Wobei die Belange der Umwelt selbstverständlich berücksichtigt werden, wie Jörg Zinner, Geschäftsführer von Ostwind, versicherte. Er weist spontan auf einen Spechtbaum: "Um ihn zu erhalten, haben wir eigens die Planung um ihn herum gelegt und die Kranstellfläche von ihm wegverlegt." Rolf Bungart, ebenfalls Ostwind-Geschäftsführer und promovierter Forstwissenschaftler, betont die "sehr konsequente ökologische Baubegleitung". Sie umfasse Biotopgestaltungen, Artenschutzmaßnahmen sowie Wiederaufforstungen- und Ersatzmaßnahmen. Das sei eine Gelegenheit, den fichtendominierten Forst in einen stabilen, gemischten und gestuften Wald umzubauen. Für jede Windkraftanlage müssen 3000 Quadratmeter Fläche gerodet werden, was Fachleute als relativ gering erachten, zumal die Rodungen zu 100 Prozent ausgeglichen werden. Auch Reinhard Strobl von den Bayerischen Staatsforsten Regensburg findet, dass Windenergie und Wald gut zusammenpassen. Im Staatsforstengesetz sei die Energienutzung eigens postuliert. "Das ist nicht nur Holz." In der "Zweiten Etage", also über den Baumwipfeln, stehe eine weitere regenerative Ressource zur Verfügung: der Wind.

Der Raitenbucher Bürgermeister Josef Dengler erinnerte daran, dass seine Gemeinde gemeinsam mit Behörden schon 2008, lange vor dem Unglück im japanischen Fukushima, die Möglichkeiten einer Windnutzung ausgelotet habe. Die Gemeinde habe "Wildwuchs" - den Bau einzelner Anlagen auf jeder Anhöhe - vermeiden wollen. "Als der Forstbetrieb Kipfenberg und Ostwind auf die Kommune herangetreten sind, haben wir sofort ein Zeichen gesetzt und einen nur 800 Meter vom Ort geplanten Standort für einen Windpark aufgehoben", betonte Dengler.

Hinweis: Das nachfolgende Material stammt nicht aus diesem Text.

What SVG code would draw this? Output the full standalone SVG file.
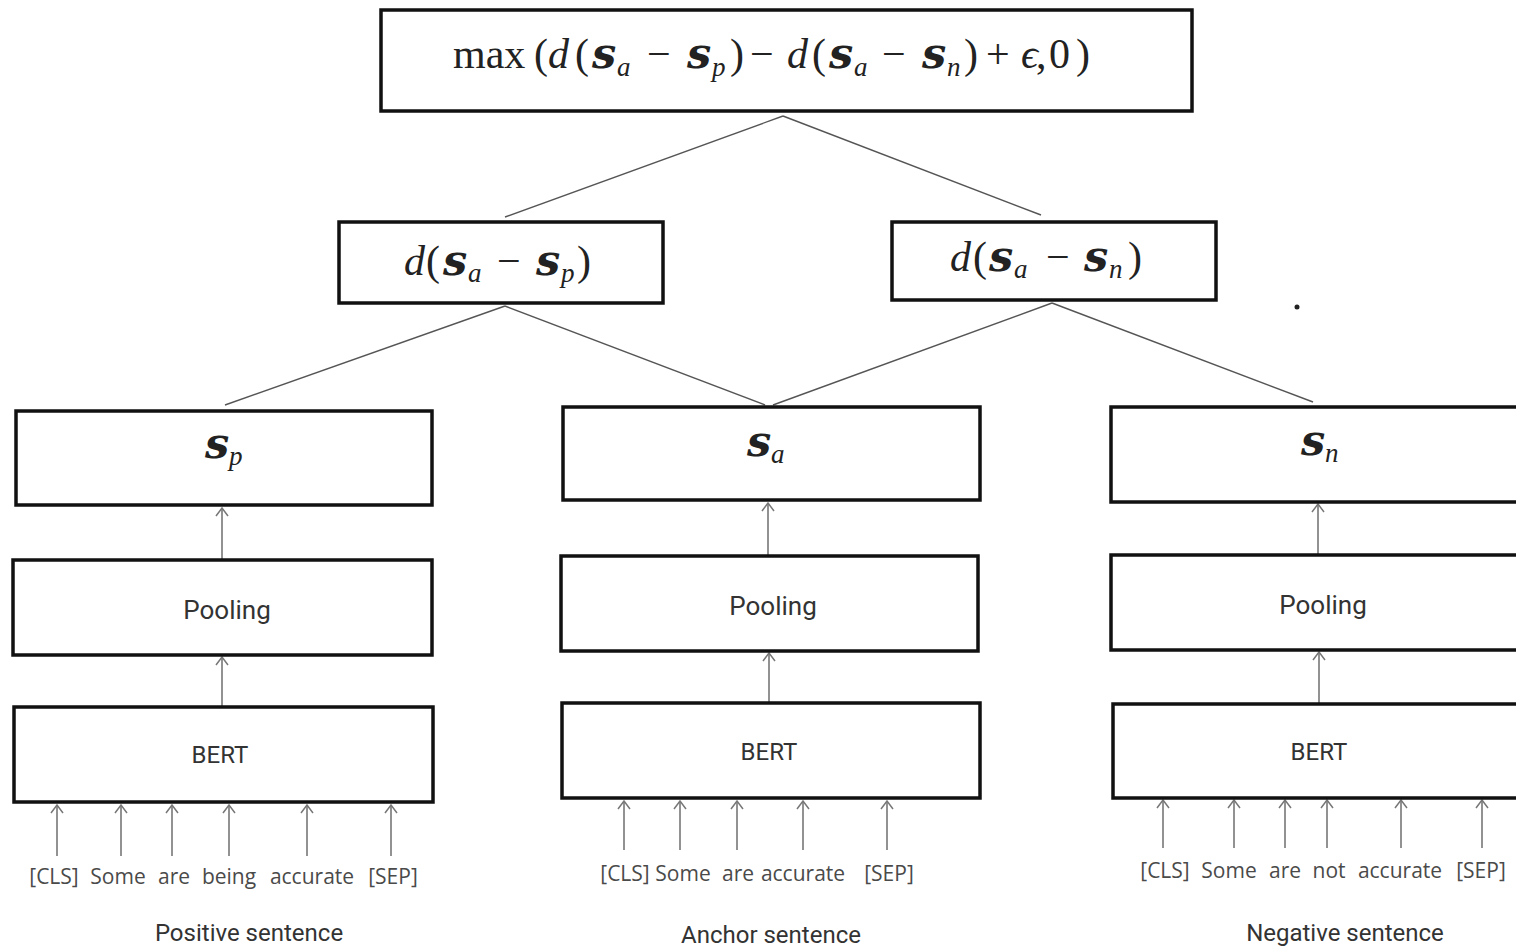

Das habe die Bürger ins Boot geholt und den Wald-Windpark zu Akzeptanz verholfen. Weiter hob der Bürgermeister das problemlose Zusammenwirken mit Schernfeld hervor, was sein Kollege Ludwig Mayinger bestätigte. Wirtschaftlich profitiert übrigens auch Titting. Dort kommt ein Umspannwerk hin.

Schon vor dem Spatenstich waren bestimmte Arbeiten im Gang. Wie Geschäftsführer Zinner unserer Zeitung mitteilte, laufe über den Sommer der erforderliche Wegebau. Ab Mitte Juli werden die Fundamente in Angriff genommen, anschließend die Betonfertigteile für die Masten aufeinandergetürmt. "Das Ziel ist, noch heuer im vierten Quartal die Anlagen fertigzustellen." Das aber hänge von der Lieferfähigkeit der Herstellerfirma Nordex ab. Spätestens Anfang 2017 sollen sich die Rotoren drehen.

Auch die Bürger haben Gelegenheit, sich zu beteiligen. Darüber werde gerade verhandelt, sagt Zinner. "Erst einmal werden und müssen wir den Tarif sichern und errichten daher die Anlagen auf eigene Rechnung." Der Vorteil: Wenn Bürger und Kommunen einsteigen wollen, hätten sie Sicherheit. "Dann sind alle Parameter klar." Und die Kleininvestoren müssen nicht die Katze im Sack kaufen.